Hundreds of music shops throughout the province have been bombed since 2006 and shopkeepers in areas under Taliban control are allowed to sell only Taliban-released jihadi propaganda CDs, he said.
“The previous Mutahida Majlis-e-Amal government in the province struck the first blow to Pashtu music when it banned musical gatherings and closed Peshawar’s Nishter Hall, the sole cultural centre of the provincial metropolis”, Shehzad said. “The ban compelled Pashtun singers to take shelter in other parts of the country”.
The event ended with a concert in which young musicians from Khyber Pakhtunkhwa captivated the audience.

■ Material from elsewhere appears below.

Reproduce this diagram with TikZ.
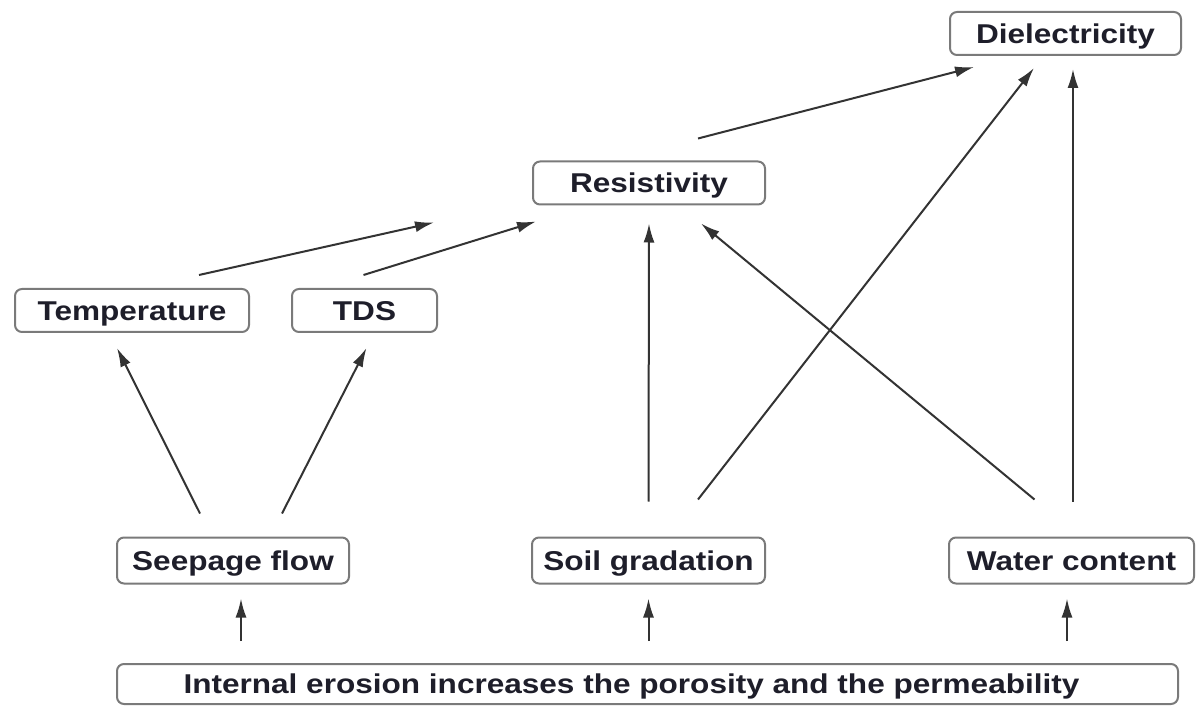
\documentclass[tikz,border=0pt]{standalone}
\usepackage{fontspec}
\newfontfamily\lblfont{Liberation Sans}[FakeStretch=1.16]
\usetikzlibrary{arrows.meta,calc}
\definecolor{boxgray}{HTML}{7A7A7A}
\definecolor{arrgray}{HTML}{333333}
\definecolor{txtcol}{HTML}{1E1E2A}
\tikzset{
  lbox/.style={draw=boxgray, line width=1pt, rounded corners=3.5pt, fill=white,
    inner sep=0pt, minimum height=21.5pt, text=txtcol, text height=9.7pt, text depth=0pt,
    font=\lblfont\fontsize{13.6}{16}\selectfont\bfseries},
  arr/.style={draw=arrgray, line width=1pt, -{Latex[length=9.5pt,width=5.5pt]}},
}
\begin{document}
\begin{tikzpicture}[x=0.5pt,y=-0.5pt]
\useasboundingbox (0,0) rectangle (1196,706);
% nodes
\node[lbox, minimum width=115.5pt] (diel) at (1065.5,33.5) {Dielectricity};
\node[lbox, minimum width=116pt] (res) at (649,183) {Resistivity};
\node[lbox, minimum width=117pt] (temp) at (132,310.5) {Temperature};
\node[lbox, minimum width=72.5pt] (tds) at (364.5,310.5) {TDS};
\node[lbox, minimum width=116pt, minimum height=23pt] (seep) at (233,560.5) {Seepage flow};
\node[lbox, minimum width=116.5pt, minimum height=23pt] (soil) at (648.5,560.5) {Soil gradation};
\node[lbox, minimum width=122.5pt, minimum height=23pt] (water) at (1071.5,560.5) {Water content};
\node[lbox, minimum width=530.5pt, minimum height=20pt] (bottom) at (647.5,684) {Internal erosion increases the porosity and the permeability\kern16pt};
% connectors
\draw[arr] ($(seep.north)+(-33,-23)$) -- ($(temp.south)+(-15,15)$);
\draw[arr] ($(seep.north)+(49,-23)$) -- ($(tds.south)+(2,15)$);
\draw[arr] ($(temp.north)+(67,-13)$) -- ($(res.south)+(-215,17)$);
\draw[arr] ($(tds.north)+(-1,-13)$) -- ($(res.south)+(-113,16)$);
\draw[arr] ($(res.north)+(49,-22)$) -- ($(diel.south)+(-91.5,11)$);
\draw[arr] ($(soil.north)+(0,-35)$) -- ($(res.south)+(0,18)$);
\draw[arr] ($(soil.north)+(49.5,-37)$) -- ($(diel.south)+(-31.5,12)$);
\draw[arr] ($(water.north)+(-37,-37)$) -- ($(res.south)+(52,18)$);
\draw[arr] ($(water.north)+(1.5,-35)$) -- ($(diel.south)+(7.5,13)$);
\draw[arr] ($(bottom.north -| seep.south)+(8,-22)$) -- ($(seep.south)+(8,14)$);
\draw[arr] ($(bottom.north -| soil.south)+(0,-22)$) -- ($(soil.south)+(0,14)$);
\draw[arr] ($(bottom.north -| water.south)+(-4.5,-22)$) -- ($(water.south)+(-4.5,14)$);
\end{tikzpicture}
\end{document}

Gohar Nangial, a young community activist from the Swabi District, underwent training at the programme. Organising such cultural and artistic activities among Pashtun communities is the need of the hour, he said.
Militants have destroyed the country’s Buddhist heritage, especially in the Swat Valley, he said. “This was the worst time for archaeology”, he added.
The Taliban twice sought to imitate its Afghan brethren, who infamously destroyed the Bamiyan Buddha statues in 2001, by blowing up 7th-century relics. The insurgents failed, but they did damage a rock engraved with Buddha likenesses in the Swat Valley that pilgrims have visited for centuries.
Insurgents were trying to Arabise Pashtun society by attacking its cultural institutions, Nangial contended. “Before the rise of the Taliban, no one had ever heard of attacks on music shops and musicians”, he added.
He vowed to spread his artistic knowledge he to his community, saying it could play a vital role in stemming radicalisation of youth.